As previously stated, we are hard wired to avoid pain at all costs and it is this very knowledge gives us the great clue of what may lie under or behind the pain we are so seeking to avoid. Our physical body avoids pain as a survival mechanism – pain equals injury, injury equals death. As humans we have translated that into emotional pain equals death, therefore it must be avoided. Contemplate this question for a moment: who or what dies? Is it ‘us’ that dies or is it all the defences we have put in place to keep both our heart and our wound defended?
Deep within the core of each of us is what we can term to be our core wound. The core wound usually starts with an ‘I am’ statement such as: ‘I am bad’, ‘I am ugly’, ‘I am not wanted’, ‘I am worthless’, ‘I am nothing’ , ‘I’m not enough’ etc. Within the quagmire of such a statement and the layers of shame within and around it is our place of separation – separation from our true essential self, the place within us that has always been an innocent, loving, lovable free and creative spirit.
As we surrender to our vulnerability and allow ourselves to drop into our deepest wound and the places in which we commit violence against ourselves we bump into the point, the place and the landscape of self-hatred in in which we separated from the truth of who we are. This point of separation is desolation itself, it is where we abandoned ourselves and also lost the absolute knowingness that we and the One, or God, are forever and undeniably united, never separate. As we approach this place of schism from the truth of who are we are as yet unable to see across it, only into it – and what it looks like from our still defended, but in the process of surrendering, self is utter desolation, the epitome of nothingness, the extinction and annihilation of self. However, as we cross this narrow boundary we open up into something very new. A new truth, a new realisation a new experience of who we are and ironically it is not new, it is simply remembered in the realisation that it was never truly forgotten.
I return once again to one of the original questions. What would your life look like if all of the energy you employ to suppress pain, vulnerability and fear was available to you to express yourself as the creative and loving being you truly are? What would it feel like? How would it sound?
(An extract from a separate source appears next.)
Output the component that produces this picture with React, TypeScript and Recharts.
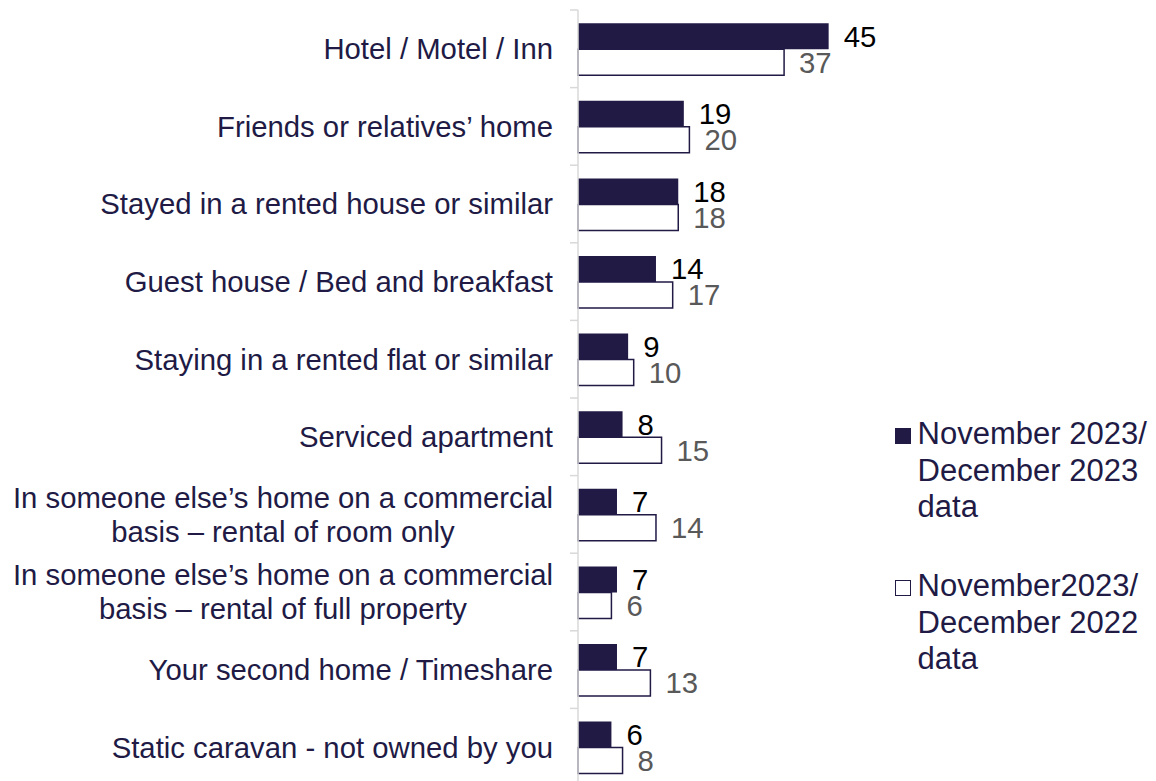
import React from 'react';
import { BarChart, Bar, XAxis, YAxis, LabelList, Legend } from 'recharts';

const categories = [
  'Hotel / Motel / Inn',
  'Friends or relatives’ home',
  'Stayed in a rented house or similar',
  'Guest house / Bed and breakfast',
  'Staying in a rented flat or similar',
  'Serviced apartment',
  'In someone else’s home on a commercial\nbasis – rental of room only',
  'In someone else’s home on a commercial\nbasis – rental of full property',
  'Your second home / Timeshare',
  'Static caravan - not owned by you',
];

const nov2023 = [45, 19, 18, 14, 9, 8, 7, 7, 7, 6];
const nov2022 = [37, 20, 18, 17, 10, 15, 14, 6, 13, 8];

const seriesNames = [
  'November 2023/\nDecember 2023\ndata',
  'November2023/\nDecember 2022\ndata',
];

const data = categories.map((name, i) => ({ name, a: nov2023[i], b: nov2022[i] }));

const NAVY = '#201A45';
const FONT = '"Liberation Sans", Arial, sans-serif';
const FS = 29.3;
const CW = 1156;
const CH = 800;
const MARGIN = { top: 10, right: 299.5, bottom: 14, left: 0 };
const BAND = (CH - MARGIN.top - MARGIN.bottom) / categories.length;

let canvas: HTMLCanvasElement | null = null;
function measure(text: string): number {
  if (!canvas) canvas = document.createElement('canvas');
  const ctx = canvas.getContext('2d');
  if (!ctx) return text.length * FS * 0.5;
  ctx.font = `${FS}px "Liberation Sans", Arial, sans-serif`;
  return ctx.measureText(text).width;
}

const CategoryTick = (props: any) => {
  const { x, y, payload, index } = props;
  const lines = String(payload.value).split('\n');
  const right = x - 25;
  const n = lines.length;
  const lh = 34;
  let anchor: 'end' | 'middle' = 'end';
  let tx = right;
  if (n > 1) {
    const maxW = Math.max(...lines.map(measure));
    anchor = 'middle';
    tx = right - maxW / 2;
  }
  return (
    <g>
      <line x1={x - 8} x2={x} y1={y - BAND / 2} y2={y - BAND / 2} stroke="#d9d9d9" strokeWidth={1.5} />
      {index === categories.length - 1 && (
        <line x1={x - 8} x2={x} y1={y + BAND / 2} y2={y + BAND / 2} stroke="#d9d9d9" strokeWidth={1.5} />
      )}
      {lines.map((ln, i) => (
        <text
          key={i}
          x={tx}
          y={y + 0.355 * FS + (i - (n - 1) / 2) * lh}
          textAnchor={anchor}
          fontFamily={FONT}
          fontSize={FS}
          fill={NAVY}
        >
          {ln}
        </text>
      ))}
    </g>
  );
};

const LegendContent = () => (
  <div style={{ fontFamily: FONT, fontSize: 31, lineHeight: '36.7px', color: NAVY }}>
    {seriesNames.map((nm, i) => (
      <div key={i} style={{ position: 'relative', paddingLeft: 24.6, marginBottom: i === 0 ? 41.9 : 0 }}>
        <div
          style={{
            position: 'absolute',
            left: 2,
            top: 12.5,
            width: 16,
            height: 16,
            boxSizing: 'border-box',
            background: i === 0 ? NAVY : '#ffffff',
            border: i === 0 ? 'none' : `1.5px solid ${NAVY}`,
          }}
        />
        {nm.split('\n').map((ln, j) => (
          <div key={j} style={{ whiteSpace: 'nowrap' }}>{ln}</div>
        ))}
      </div>
    ))}
  </div>
);

export default function App() {
  return (
    <div style={{ position: 'fixed', left: 0, top: 0, width: CW, height: 781, overflow: 'hidden', background: '#ffffff' }}>
      <BarChart
        width={CW}
        height={CH}
        data={data}
        layout="vertical"
        margin={MARGIN}
        barCategoryGap="17%"
        barGap={0}
      >
        <XAxis type="number" domain={[0, 50]} hide />
        <YAxis
          type="category"
          dataKey="name"
          width={578}
          tickSize={0}
          tickMargin={0}
          tickLine={false}
          axisLine={{ stroke: '#d9d9d9', strokeWidth: 1.5 }}
          tick={<CategoryTick />}
          interval={0}
        />
        <Legend
          layout="horizontal"
          align="center"
          verticalAlign="middle"
          content={<LegendContent />}
          wrapperStyle={{ position: 'absolute', left: 893, top: 415.9, width: 263, height: 260 }}
        />
        <Bar dataKey="a" name={seriesNames[0]} fill={NAVY} isAnimationActive={false}>
          <LabelList dataKey="a" position="right" offset={15} fill="#000000" fontSize={FS} fontFamily={FONT} />
        </Bar>
        <Bar dataKey="b" name={seriesNames[1]} fill="#ffffff" stroke={NAVY} strokeWidth={1.5} isAnimationActive={false}>
          <LabelList dataKey="b" position="right" offset={15} fill="#595959" fontSize={FS} fontFamily={FONT} stroke="none" />
        </Bar>
      </BarChart>
    </div>
  );
}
One of the greatest gifts we can give ourselves is to develop the courage to face pain and any shame that may be standing between us and the freedom we seek. Each of us longs to be free to love as children do and as we face what is and truly dare to be bare living from the greater richness that an undefended heart can give us becomes more manifest.
Pain is short lived, suffering can go on for years, decades, generations and even lifetimes. There is no such thing as a pain free life, but we can be free of suffering. No shortcuts. No magic wand and what awaits us is the truth of our very own heart and that is pure gold, that is the jewel in the lotus.